» **Problem description**
Retype every line from the start of the data down to and including the line with "const tickHours = [18,24,30,36,42,48,54,60,66,72];". Skip the pictures.

• • • •

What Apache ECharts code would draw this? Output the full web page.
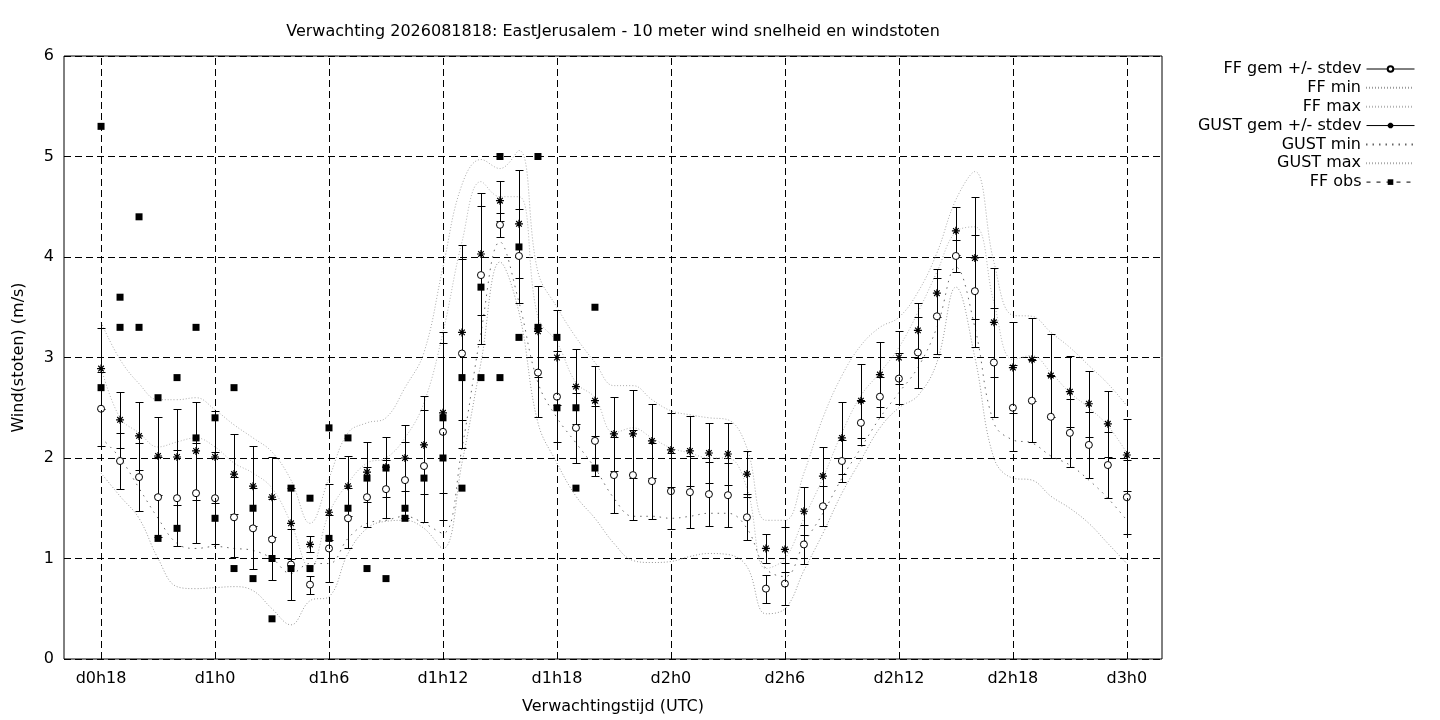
<!DOCTYPE html>
<html>
<head>
<meta charset="utf-8">
<title>Verwachting EastJerusalem wind</title>
<script src="https://cdn.jsdelivr.net/npm/echarts@6/dist/echarts.min.js"></script>
<style>
html, body { margin: 0; padding: 0; background: #fff; }
#chart { width: 1440px; height: 720px; }
</style>
</head>
<body>
<div id="chart"></div>
<script>
// forecast hour counted from d0h0
const hours = [18,19,20,21,22,23,24,25,26,27,28,29,30,31,32,33,34,35,36,37,38,39,40,41,42,43,44,45,
  46,47,48,49,50,51,52,53,54,55,56,57,58,59,60,61,62,63,64,65,66,67,68,69,70,71,72];
const tickHours = [18,24,30,36,42,48,54,60,66,72];

const ffMean = [2.49,1.97,1.81,1.61,1.60,1.65,1.60,1.41,1.30,1.19,
  0.94,0.74,1.10,1.40,1.61,1.69,1.78,1.92,2.26,3.04,
  3.82,4.32,4.01,2.85,2.61,2.30,2.17,1.83,1.83,1.77,
  1.67,1.66,1.64,1.63,1.41,0.70,0.75,1.14,1.52,1.97,
  2.35,2.61,2.79,3.05,3.41,4.01,3.66,2.95,2.50,2.57,
  2.41,2.25,2.13,1.93,1.61];
const ffSd = [0.37,0.28,0.34,0.40,0.48,0.50,0.46,0.40,0.40,0.40,
  0.35,0.09,0.33,0.30,0.30,0.29,0.38,0.56,0.88,0.94,
  0.69,0.12,0.47,0.44,0.45,0.35,0.35,0.38,0.45,0.38,
  0.38,0.36,0.32,0.32,0.23,0.14,0.21,0.19,0.20,0.21,
  0.22,0.20,0.25,0.35,0.38,0.16,0.56,0.54,0.43,0.41,
  0.41,0.34,0.33,0.33,0.37];
const ffMin = [1.85,1.62,1.40,1.00,0.72,0.70,0.71,0.72,0.68,0.50,
  0.34,0.58,0.62,1.05,1.30,1.37,1.38,1.30,1.10,1.95,
  2.95,3.95,3.45,2.35,1.95,1.62,1.40,1.15,0.98,0.96,
  0.97,1.02,1.05,1.04,0.92,0.45,0.50,0.88,1.25,1.65,
  1.98,2.30,2.50,2.62,2.95,3.70,3.00,2.00,1.80,1.78,
  1.62,1.50,1.35,1.15,0.95];
const ffMax = [2.90,2.40,2.25,2.11,2.16,2.20,2.11,1.95,1.85,1.70,
  1.35,0.90,1.45,1.75,1.95,2.00,2.20,2.55,3.25,4.15,
  4.75,4.60,4.60,3.40,3.15,2.75,2.60,2.25,2.30,2.20,
  2.10,2.05,2.00,2.00,1.70,0.90,1.00,1.40,1.80,2.25,
  2.62,2.85,3.10,3.45,3.85,4.25,4.30,3.55,2.98,3.02,
  2.85,2.65,2.50,2.32,2.05];

const gustMean = [2.89,2.38,2.22,2.02,2.01,2.07,2.01,1.84,1.72,1.61,
  1.35,1.14,1.46,1.72,1.86,1.91,2.00,2.13,2.45,3.25,
  4.03,4.56,4.33,3.26,3.00,2.71,2.57,2.24,2.24,2.17,
  2.08,2.07,2.05,2.04,1.84,1.10,1.09,1.47,1.82,2.20,
  2.57,2.83,3.00,3.27,3.64,4.26,3.99,3.35,2.90,2.98,
  2.82,2.66,2.54,2.34,2.03];
const gustSd = [0.40,0.28,0.34,0.39,0.48,0.49,0.46,0.40,0.40,0.40,
  0.35,0.08,0.28,0.30,0.30,0.30,0.33,0.49,0.80,0.87,
  0.61,0.20,0.54,0.45,0.47,0.37,0.35,0.37,0.44,0.37,
  0.37,0.35,0.30,0.31,0.23,0.14,0.22,0.24,0.29,0.36,
  0.37,0.32,0.26,0.27,0.24,0.24,0.61,0.54,0.45,0.41,
  0.41,0.35,0.33,0.33,0.36];
const gustMin = [2.20,2.00,1.70,1.40,1.15,1.10,1.12,1.10,1.08,1.00,
  0.85,0.95,0.95,1.20,1.35,1.38,1.42,1.35,1.25,2.10,
  3.25,4.15,3.55,2.75,2.40,2.15,1.90,1.60,1.42,1.42,
  1.40,1.42,1.45,1.45,1.30,0.90,0.82,1.15,1.45,1.80,
  2.10,2.40,2.65,2.90,3.30,3.90,3.30,2.35,2.18,2.15,
  2.02,1.93,1.78,1.60,1.38];
const gustMax = [3.35,2.98,2.74,2.58,2.58,2.60,2.48,2.33,2.20,2.06,
  1.78,1.35,1.80,2.25,2.35,2.40,2.70,3.05,3.90,4.72,
  4.97,4.88,5.06,3.85,3.50,3.20,2.95,2.72,2.72,2.58,
  2.47,2.43,2.40,2.38,2.10,1.38,1.38,1.85,2.40,2.82,
  3.12,3.30,3.40,3.65,4.04,4.57,4.85,3.95,3.42,3.41,
  3.25,3.10,2.92,2.74,2.52];

// observations: some hours have two reports
const obsHours = [18,18,19,19,20,20,21,21,22,22,23,23,24,24,25,25,26,26,27,27,28,28,29,29,30,30,
  31,31,32,32,33,33,34,34,35,36,36,37,37,38,38,39,39,40,40,41,41,42,42,43,43,44,44];
const obsValues = [5.3,2.7,3.6,3.3,4.4,3.3,2.6,1.2,2.8,1.3,3.3,2.2,2.4,1.4,2.7,0.9,1.5,0.8,1.0,0.4,
  1.7,0.9,1.6,0.9,2.3,1.2,2.2,1.5,1.8,0.9,1.9,0.8,1.5,1.4,1.8,2.4,2.0,2.8,1.7,3.7,2.8,5.0,2.8,
  4.1,3.2,5.0,3.3,3.2,2.5,2.5,1.7,3.5,1.9];

const FONT = 'DejaVu Sans';
const FS = 16;
const STAR = 'path://M0,-10L0,10M-10,0L10,0M-7,-7L7,7M-7,7L7,-7';
const DASH = [7, 4];

function pairs(vals) {
  return hours.map((h, i) => [h, vals[i]]);
}
function bars(mean, sd) {
  return hours.map((h, i) => [h, mean[i] - sd[i], mean[i] + sd[i]]);
}
function hourLabel(v) {
  return 'd' + Math.floor(v / 24) + 'h' + (v % 24);
}

function renderBar(params, api) {
  const x = api.value(0);
  const top = api.coord([x, api.value(2)]);
  const bot = api.coord([x, api.value(1)]);
  const cx = Math.round(top[0]) + 0.5;
  const y1 = Math.round(top[1]) + 0.5;
  const y2 = Math.round(bot[1]) + 0.5;
  const w = 4;
  const style = { stroke: '#000', lineWidth: 1 };
  return {
    type: 'group',
    children: [
      { type: 'line', shape: { x1: cx, y1: y1, x2: cx, y2: y2 }, style: style },
      { type: 'line', shape: { x1: cx - w, y1: y1, x2: cx + w, y2: y1 }, style: style },
      { type: 'line', shape: { x1: cx - w, y1: y2, x2: cx + w, y2: y2 }, style: style }
    ]
  };
}

function dotted(name, vals, color, type) {
  return {
    name: name, type: 'line', data: pairs(vals), smooth: 0.4,
    symbol: 'none', showSymbol: false, silent: true, z: 2,
    itemStyle: { color: color },
    lineStyle: { color: color, width: 1, type: type }
  };
}

const solidSample = { opacity: 1, color: '#000', width: 1, type: 'solid' };
const noMark = { opacity: 0 };
const legendRows = [
  { name: 'FF gem +/- stdev', lineStyle: solidSample },
  { name: 'FF min', itemStyle: noMark },
  { name: 'FF max', itemStyle: noMark },
  { name: 'GUST gem +/- stdev', lineStyle: solidSample },
  { name: 'GUST min', itemStyle: noMark },
  { name: 'GUST max', itemStyle: noMark },
  { name: 'FF obs', lineStyle: { opacity: 1, color: '#000', width: 1, type: [4, 6] } }
];

const chart = echarts.init(document.getElementById('chart'));
chart.setOption({
  animation: false,
  backgroundColor: '#fff',
  textStyle: { fontFamily: FONT, color: '#000' },
  title: {
    text: 'Verwachting 2026081818: EastJerusalem - 10 meter wind snelheid en windstoten',
    left: 608, top: 19, textAlign: 'center',
    textStyle: { fontFamily: FONT, fontSize: FS, fontWeight: 'normal', color: '#000' }
  },
  legend: legendRows.map((row, i) => ({
    right: 20, top: 56 + i * 18.85,
    align: 'right', itemWidth: 48, itemHeight: 7, selectedMode: false,
    data: [row],
    textStyle: { fontFamily: FONT, fontSize: FS, color: '#000' }
  })),
  grid: {
    left: 64, right: 278, top: 56, bottom: 61,
    show: true, borderColor: '#000', borderWidth: 1, backgroundColor: 'transparent'
  },
  xAxis: {
    type: 'value', min: 16.05, max: 73.85,
    name: 'Verwachtingstijd (UTC)', nameLocation: 'middle', nameGap: 40,
    nameTextStyle: { fontFamily: FONT, fontSize: FS, color: '#000' },
    axisLine: { show: false },
    axisTick: { show: true, inside: true, length: 6, customValues: tickHours, lineStyle: { color: '#000' } },
    axisLabel: { customValues: tickHours, formatter: hourLabel, margin: 12,
      fontFamily: FONT, fontSize: FS, color: '#000' },
    splitLine: { show: false }
  },
  yAxis: {
    type: 'value', min: 0, max: 6, interval: 1,
    name: 'Wind(stoten) (m/s)', nameLocation: 'middle', nameGap: 37, nameRotate: 90,
    nameTextStyle: { fontFamily: FONT, fontSize: FS, color: '#000' },
    axisLine: { show: false },
    axisTick: { show: true, inside: true, length: 6, lineStyle: { color: '#000' } },
    axisLabel: { margin: 10, fontFamily: FONT, fontSize: FS, color: '#000' },
    splitLine: { show: true, lineStyle: { color: '#000', width: 1, type: DASH } }
  },
  series: [
    {
      name: 'vgrid', type: 'line', data: [], silent: true, z: 1,
      markLine: {
        silent: true, symbol: ['none', 'none'], label: { show: false },
        lineStyle: { color: '#000', width: 1, type: DASH },
        data: tickHours.map(h => ({ xAxis: h }))
      }
    },
    dotted('FF min', ffMin, '#9a9a9a', [1, 2]),
    dotted('FF max', ffMax, '#b4b4b4', [1, 2]),
    dotted('GUST min', gustMin, '#666', [1.5, 5]),
    dotted('GUST max', gustMax, '#aaaaaa', [1, 2]),
    {
      name: 'ffBars', type: 'custom', renderItem: renderBar, data: bars(ffMean, ffSd),
      encode: { x: 0, y: [1, 2] }, silent: true, z: 3
    },
    {
      name: 'gustBars', type: 'custom', renderItem: renderBar, data: bars(gustMean, gustSd),
      encode: { x: 0, y: [1, 2] }, silent: true, z: 3
    },
    {
      name: 'FF gem +/- stdev', type: 'line', data: pairs(ffMean), z: 4,
      symbol: 'circle', symbolSize: 7, showSymbol: true,
      itemStyle: { color: '#fff', borderColor: '#000', borderWidth: 1 },
      lineStyle: { opacity: 0 }
    },
    {
      name: 'GUST gem +/- stdev', type: 'line', data: pairs(gustMean), z: 4,
      symbol: STAR, symbolSize: 8, showSymbol: true,
      itemStyle: { color: '#000', borderColor: '#000', borderWidth: 1.2 },
      lineStyle: { opacity: 0 }
    },
    {
      name: 'FF obs', type: 'line', z: 5,
      data: obsHours.map((h, i) => [h, obsValues[i]]),
      symbol: 'rect', symbolSize: 7, showSymbol: true,
      itemStyle: { color: '#000' },
      lineStyle: { opacity: 0 }
    }
  ]
});
</script>
</body>
</html>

• • • •

» **Solution for this problem**
What Apache ECharts code would draw this? Output the full web page.
<!DOCTYPE html>
<html>
<head>
<meta charset="utf-8">
<title>Verwachting EastJerusalem wind</title>
<script src="https://cdn.jsdelivr.net/npm/echarts@6/dist/echarts.min.js"></script>
<style>
html, body { margin: 0; padding: 0; background: #fff; }
#chart { width: 1440px; height: 720px; }
</style>
</head>
<body>
<div id="chart"></div>
<script>
// forecast hour counted from d0h0
const hours = [18,19,20,21,22,23,24,25,26,27,28,29,30,31,32,33,34,35,36,37,38,39,40,41,42,43,44,45,
  46,47,48,49,50,51,52,53,54,55,56,57,58,59,60,61,62,63,64,65,66,67,68,69,70,71,72];
const tickHours = [18,24,30,36,42,48,54,60,66,72];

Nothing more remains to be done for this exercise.